Tens of thousands of Muslim families have suffered kidnappings, bombings, death, and destruction. But for minority Christians the demographics of war have been crippling: Since 2003 their numbers in Iraq have been halved by violence and persecution. Before the war most church leaders say the Christian population was 750,000 to 800,000. Now it is at or below 400,000.
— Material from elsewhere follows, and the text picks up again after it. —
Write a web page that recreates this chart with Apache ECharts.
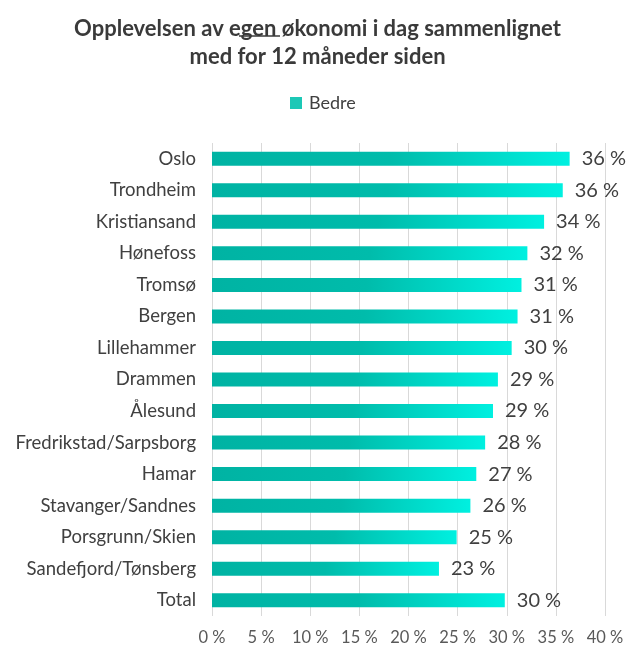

And the liquidation continues. Consider these documented murders from Mosul, Iraq's third-largest city and its historic center for Christianity-from the first week in October only:
Evan Enwiya Adam, age 15, was hanging out with Muslim friends in the street near his house when gunmen called him out from the crowd and shot him on Oct 4. His killers did not attack the Muslim teenagers. Amjad Petros and his son Husam were two out of 15 men working construction. The only Christians, they were picked out and shot Oct. 7. Ziyad Kamal, a handicapped man in a wheelchair, was killed Oct. 6 in the shop where he sells spare parts.There have been more killings in the last month too, nearly all by masked gunmen declaring jihad. As a result thousands have left Mosul in these recent weeks-added to the more than 1.5 million who have left the country altogether in the last five years.
This is one of the most glaring examples of the law of unintended consequences, the plague of presidential politics no one wants to talk about. Who knew that a war in Iraq by a president globally known for his personal faith would fall so heavy on his fellow believers? Who knew that the financial heyday launched by banking deregulation would be mortgaged on the backs of those designed to benefit most from it? Who knew that one administration making little of a truck bomb driven into the bowels of the World Trade Center in 1993 would leave open a door for a future strike that would consume the next presidency?
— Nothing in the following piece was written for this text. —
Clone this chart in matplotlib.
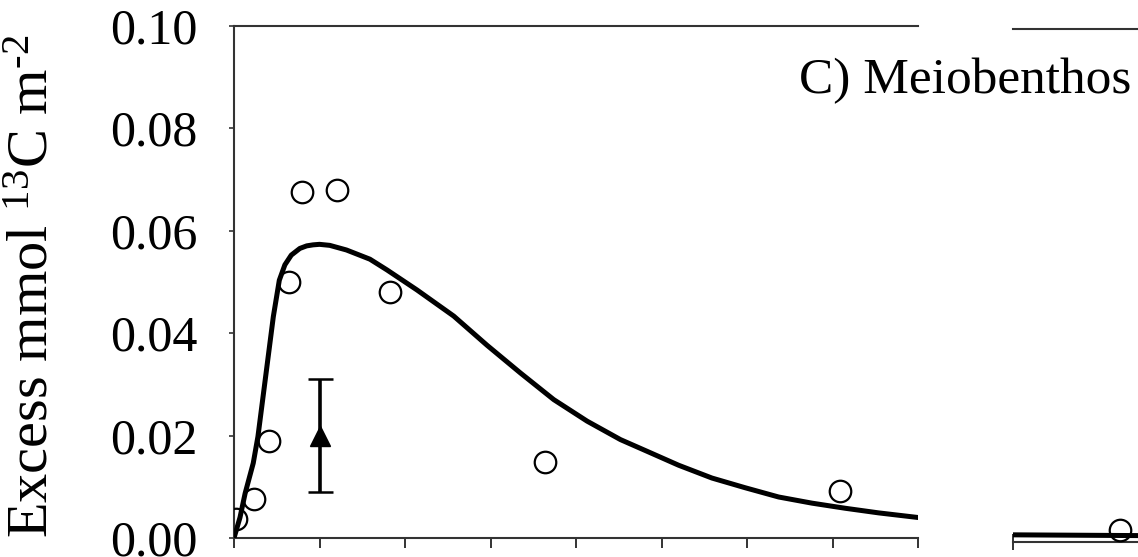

Yet no one has asked the question Americans should want answered by Sens. Obama and McCain: If you had been president on Sept. 10, 2001, what would you have done differently by Sept. 12? How would that crucible have shaped you? Who would you have wanted in the war room?
All historians will agree that the single most important event of the Bush administration-and perhaps many more-is 9/11. It was the largest attack on U.S. soil in a century. It was unprecedented in nature. It forced the largest reorganization of the U.S. government in history. It led to the federal takeover of airport security. It sent our army and many others to war.
Yet in three presidential debates contemplation of 9/11-and the next unknown-was allotted a two-minute response from each candidate. "What do you think the likelihood is that there would be another 9/11-type attack on the continental United States?" Jim Lehrer asked at the end of the first debate. But what he posed was a strategy question, less a test than a bet, and what we are looking for is a matter of character and grit.
Most glaring of all has been the lack of debate over the real thread running through 9/11 and its aftermath. Not Pakistan or Afghanistan or Taliban or Mahdi Army or Iraq or Iran. The common thread is Islam. And in three debates the word "Islam" was never uttered, not even in modified form, such as "radical Islam" or "moderate Islam." How will our next president address a threat he will not name?
McCain has pointed out that there is no economic security without military security. In hindsight we know some warned of homeland terror and financial doom. The big question now is, will the next president be listening?